Naturally, Stott has already been reflecting on the 2004 Lausanne Forum on World Evangelization. Gary Barnes, associate director for the 2004 Forum and Lausanne's senior associate for forgotten peoples, sat down with him to draw out his take on next year's forum.

What do you believe to be some of the most critical issues needing to be addressed by the working groups preparing for the 2004 forum?

I focus on what to me is the most critical issue, and that is the challenge of pluralism. Pluralism is not just recognition that there is a plurality of faiths in the world today. That is an obvious fact. No, pluralism is itself an ideology. It affirms the independent validity of all faiths. It therefore rejects as arrogant and wholly unacceptable every attempt to convert anybody (let alone everybody) to our opinions.

In 1977 Professor John Hick's symposium The Myth of God Incarnate was published, and in 1987, ten years later, The Myth of Christian Uniqueness. All the contributors confessed that they had "crossed the Rubicon" from "exclusivism" and "inclusivism" to "pluralism."

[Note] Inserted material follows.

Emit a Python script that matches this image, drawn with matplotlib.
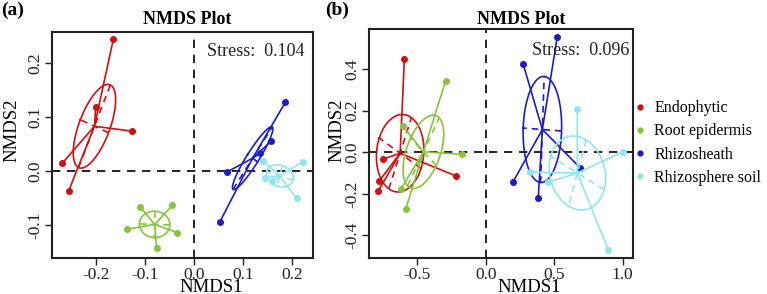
import numpy as np
import matplotlib.pyplot as plt
from matplotlib.lines import Line2D

plt.rcParams['font.family'] = 'serif'
plt.rcParams['font.serif'] = ['Liberation Serif', 'TeX Gyre Termes', 'DejaVu Serif']

groups = ['Endophytic', 'Root epidermis', 'Rhizosheath', 'Rhizosphere soil']
colors = ['#d10f0f', '#86c43c', '#1c1ccc', '#8fe6ee']

# panel (a) sample scores
a_endo_x = [-0.164, -0.200, -0.126, -0.268, -0.255]
a_endo_y = [0.244, 0.118, 0.074, 0.015, -0.036]
a_root_x = [-0.110, -0.044, -0.136, -0.034, -0.076]
a_root_y = [-0.065, -0.063, -0.107, -0.113, -0.142]
a_sheath_x = [0.186, 0.157, 0.134, 0.068, 0.053]
a_sheath_y = [0.127, 0.055, 0.033, -0.001, -0.093]
a_soil_x = [0.222, 0.209, 0.140, 0.144, 0.159]
a_soil_y = [0.018, -0.050, 0.019, -0.012, -0.018]

# panel (b) sample scores
b_endo_x = [-0.594, -0.752, -0.777, -0.784, -0.217]
b_endo_y = [0.447, -0.034, -0.138, -0.186, -0.114]
b_root_x = [-0.292, -0.175, -0.606, -0.618, -0.584]
b_root_y = [0.344, -0.010, 0.126, -0.176, -0.274]
b_sheath_x = [0.523, 0.274, 0.688, 0.201, 0.384]
b_sheath_y = [0.556, 0.423, -0.074, -0.141, -0.218]
b_soil_x = [0.669, 1.004, 0.457, 0.895, 0.323]
b_soil_y = [0.207, 0.003, -0.144, -0.470, -0.096]

stress_a = 0.104
stress_b = 0.096


def draw_group(ax, xs, ys, col):
    xs = np.array(xs)
    ys = np.array(ys)
    cx, cy = xs.mean(), ys.mean()
    for x, y in zip(xs, ys):
        ax.plot([cx, x], [cy, y], color=col, lw=1.2)
    ax.plot(xs, ys, 'o', color=col, ms=4, mec=col)
    cov = np.cov(xs, ys) * 0.72 ** 2
    vals, vecs = np.linalg.eigh(cov)
    t = np.linspace(0, 2 * np.pi, 200)
    circ = np.vstack([np.cos(t), np.sin(t)])
    ell = vecs @ (np.sqrt(vals)[:, None] * circ)
    ax.plot(cx + ell[0], cy + ell[1], color=col, lw=1.2)
    for i in range(2):
        d = vecs[:, i] * np.sqrt(vals[i])
        ax.plot([cx - d[0], cx + d[0]], [cy - d[1], cy + d[1]],
                color=col, lw=1.2, ls=(0, (4, 3)))


def setup(ax, xlim, ylim, xt, yt, stress, spos):
    ax.set_xlim(xlim)
    ax.set_ylim(ylim)
    ax.axhline(0, color='black', lw=1.2, ls=(0, (5, 4)), zorder=0)
    ax.axvline(0, color='black', lw=1.2, ls=(0, (5, 4)), zorder=0)
    ax.set_xticks(xt)
    ax.set_yticks(yt)
    ax.set_xticklabels(['%.1f' % v for v in xt])
    ax.set_yticklabels(['%.1f' % v for v in yt], rotation=90, va='center')
    ax.tick_params(labelsize=12.5, length=5, width=1, pad=1.5, colors='#222222')
    for s in ax.spines.values():
        s.set_linewidth(1.5)
        s.set_color('#222222')
    ax.text(spos[0], spos[1], 'Stress:  %.3f' % stress, transform=ax.transAxes,
            ha='right', va='center', fontsize=13, color='#222222')


fig = plt.figure(figsize=(7.67, 2.94), dpi=100)
ax1 = fig.add_axes([0.0678, 0.1224, 0.340, 0.769])
ax2 = fig.add_axes([0.4815, 0.1214, 0.344, 0.779])

for xs, ys, c in zip([a_endo_x, a_root_x, a_sheath_x, a_soil_x],
                     [a_endo_y, a_root_y, a_sheath_y, a_soil_y], colors):
    draw_group(ax1, xs, ys, c)
for xs, ys, c in zip([b_endo_x, b_root_x, b_sheath_x, b_soil_x],
                     [b_endo_y, b_root_y, b_sheath_y, b_soil_y], colors):
    draw_group(ax2, xs, ys, c)

setup(ax1, (-0.289, 0.242), (-0.160, 0.257), [-0.2, -0.1, 0.0, 0.1, 0.2],
      [-0.1, 0.0, 0.1, 0.2], stress_a, (0.969, 0.915))
setup(ax2, (-0.850, 1.077), (-0.510, 0.591), [-0.5, 0.0, 0.5, 1.0],
      [-0.4, -0.2, 0.0, 0.2, 0.4], stress_b, (0.9875, 0.908))

# titles and labels
fig.text(187 / 767, 1 - 20 / 294, 'NMDS Plot', ha='center', va='center',
         fontsize=13, fontweight='bold')
fig.text(521 / 767, 1 - 20 / 294, 'NMDS Plot', ha='center', va='center',
         fontsize=13, fontweight='bold')
fig.text(211 / 767, 1 - 287 / 294, 'NMDS1', ha='center', va='center', fontsize=13.5)
fig.text(529 / 767, 1 - 287 / 294, 'NMDS1', ha='center', va='center', fontsize=13.5)
fig.text(12 / 767, 1 - 130 / 294, 'NMDS2', ha='center', va='center',
         fontsize=13.5, rotation=90)
fig.text(337 / 767, 1 - 130 / 294, 'NMDS2', ha='center', va='center',
         fontsize=13.5, rotation=90)
fig.text(1 / 767, 1 - 10 / 294, '(a)', ha='left', va='center',
         fontsize=14, fontweight='bold')
fig.text(325 / 767, 1 - 10 / 294, '(b)', ha='left', va='center',
         fontsize=14, fontweight='bold')

handles = [Line2D([], [], ls='none', marker='o', ms=3.5, color=c) for c in colors]
fig.legend(handles, groups, loc='center left', bbox_to_anchor=(0.828, 1 - 143 / 294),
           frameon=False, fontsize=11.5, handlelength=0.6, handletextpad=0.6,
           labelspacing=0.45, borderpad=0, borderaxespad=0)

fig.savefig('out.png', dpi=100)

The reason we must reject this increasingly popular position is that we are committed to the uniqueness of Jesus (he has no competitors) and his finality (he has no successors). It is not the uniqueness of "Christianity" as a system that we defend, but the uniqueness of Christ. He is unique in his incarnation (which is quite different from the ahistorical and plural "avatars" of Hinduism); in his atonement (dying once for all for our sins); in his resurrection (breaking the power of death); and in his gift of the Spirit (to indwell and transform us). So, because in no other person but Jesus of Nazareth did God first become human (in his birth), then bear our sins (in his death), then conquer death (in his resurrection) and then enter his people (by his Spirit), he is uniquely able to save sinners. Nobody else has his qualifications.

But our critics accuse us of intolerance and proselytism.

Much of our debate is conducted in what might be called "conditions of low visibility," because we do not always pause to define our terms. This is evidently so in relation to these two words.

Tolerance is one of today's most coveted virtues. But there are at least three different kinds of tolerance.

First, there is legal tolerance: fighting for the equal rights before the law of all ethnic and religious minorities. Christians should be in the forefront of this campaign. Second, there is social tolerance, going out of our way to make friends with adherents of other faiths, since they are God's creation who bear his image. Third, there is intellectual tolerance. This is to cultivate a mind so broad and open as to accommodate all views and reject none. This is to forget G. K. Chesterton's bon mot that "the purpose of opening the mind, as of opening the mouth, is to shut it again on something solid." To open the mind so wide as to keep nothing in it or out of it is not a virtue; it is the vice of the feebleminded.